_Goal_.
Quote every line below exactly and skip any picture.
_____
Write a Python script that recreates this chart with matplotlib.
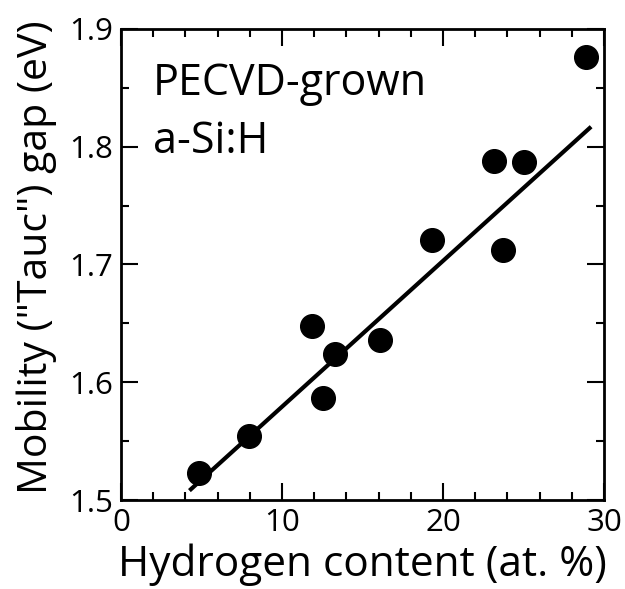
import numpy as np
import matplotlib.pyplot as plt
from matplotlib.ticker import MultipleLocator

# Dados
h_content = [4.85, 7.95, 11.85, 12.55, 13.3, 16.1, 19.3, 23.15, 23.7, 25.05, 28.9]
tauc_gap = [1.523, 1.554, 1.648, 1.587, 1.624, 1.636, 1.721, 1.788, 1.712, 1.787, 1.876]

# Reta de ajuste (extremos)
fit_x = [4.25, 29.2]
fit_y = [1.508, 1.817]

plt.rcParams['font.family'] = ['Open Sans', 'DejaVu Sans']

fig = plt.figure(figsize=(6.25, 5.89), dpi=100)
ax = fig.add_axes([0.1936, 0.1511, 0.7728, 0.7997])

ax.plot(fit_x, fit_y, color='black', lw=3, solid_capstyle='butt', zorder=2)
ax.scatter(h_content, tauc_gap, s=290, color='black', zorder=3)

ax.set_xlim(0, 30)
ax.set_ylim(1.5, 1.9)
ax.xaxis.set_major_locator(MultipleLocator(10))
ax.xaxis.set_minor_locator(MultipleLocator(2))
ax.yaxis.set_major_locator(MultipleLocator(0.1))
ax.yaxis.set_minor_locator(MultipleLocator(0.05))
ax.set_yticks([1.5, 1.6, 1.7, 1.8, 1.9])
ax.set_yticklabels(['1.5', '1.6', '1.7', '1.8', '1.9'])

ax.tick_params(which='both', direction='in', top=True, right=True, width=1.5, labelsize=22.5)
ax.tick_params(which='major', length=12, pad=6)
ax.tick_params(which='minor', length=6)
for s in ax.spines.values():
    s.set_linewidth(2)

ax.set_xlabel('Hydrogen content (at. %)', fontsize=30.5, labelpad=4)
ax.set_ylabel('Mobility ("Tauc") gap (eV)', fontsize=29.5)
ax.yaxis.set_label_coords(-0.132, 0.515)

# Anotação
ax.text(0.066, 0.860, 'PECVD-grown', transform=ax.transAxes, fontsize=31,
        va='baseline', ha='left')
ax.text(0.066, 0.737, 'a-Si:H', transform=ax.transAxes, fontsize=31,
        va='baseline', ha='left')

plt.savefig('out.png', dpi=100)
_____
_Exercise result_.
Write a Python script that recreates this chart with matplotlib.
import numpy as np
import matplotlib.pyplot as plt
from matplotlib.ticker import MultipleLocator

# Dados
h_content = [4.85, 7.95, 11.85, 12.55, 13.3, 16.1, 19.3, 23.15, 23.7, 25.05, 28.9]
tauc_gap = [1.523, 1.554, 1.648, 1.587, 1.624, 1.636, 1.721, 1.788, 1.712, 1.787, 1.876]

# Reta de ajuste (extremos)
fit_x = [4.25, 29.2]
fit_y = [1.508, 1.817]

plt.rcParams['font.family'] = ['Open Sans', 'DejaVu Sans']

fig = plt.figure(figsize=(6.25, 5.89), dpi=100)
ax = fig.add_axes([0.1936, 0.1511, 0.7728, 0.7997])

ax.plot(fit_x, fit_y, color='black', lw=3, solid_capstyle='butt', zorder=2)
ax.scatter(h_content, tauc_gap, s=290, color='black', zorder=3)

ax.set_xlim(0, 30)
ax.set_ylim(1.5, 1.9)
ax.xaxis.set_major_locator(MultipleLocator(10))
ax.xaxis.set_minor_locator(MultipleLocator(2))
ax.yaxis.set_major_locator(MultipleLocator(0.1))
ax.yaxis.set_minor_locator(MultipleLocator(0.05))
ax.set_yticks([1.5, 1.6, 1.7, 1.8, 1.9])
ax.set_yticklabels(['1.5', '1.6', '1.7', '1.8', '1.9'])

ax.tick_params(which='both', direction='in', top=True, right=True, width=1.5, labelsize=22.5)
ax.tick_params(which='major', length=12, pad=6)
ax.tick_params(which='minor', length=6)
for s in ax.spines.values():
    s.set_linewidth(2)

ax.set_xlabel('Hydrogen content (at. %)', fontsize=30.5, labelpad=4)
ax.set_ylabel('Mobility ("Tauc") gap (eV)', fontsize=29.5)
ax.yaxis.set_label_coords(-0.132, 0.515)

# Anotação
ax.text(0.066, 0.860, 'PECVD-grown', transform=ax.transAxes, fontsize=31,
        va='baseline', ha='left')
ax.text(0.066, 0.737, 'a-Si:H', transform=ax.transAxes, fontsize=31,
        va='baseline', ha='left')

plt.savefig('out.png', dpi=100)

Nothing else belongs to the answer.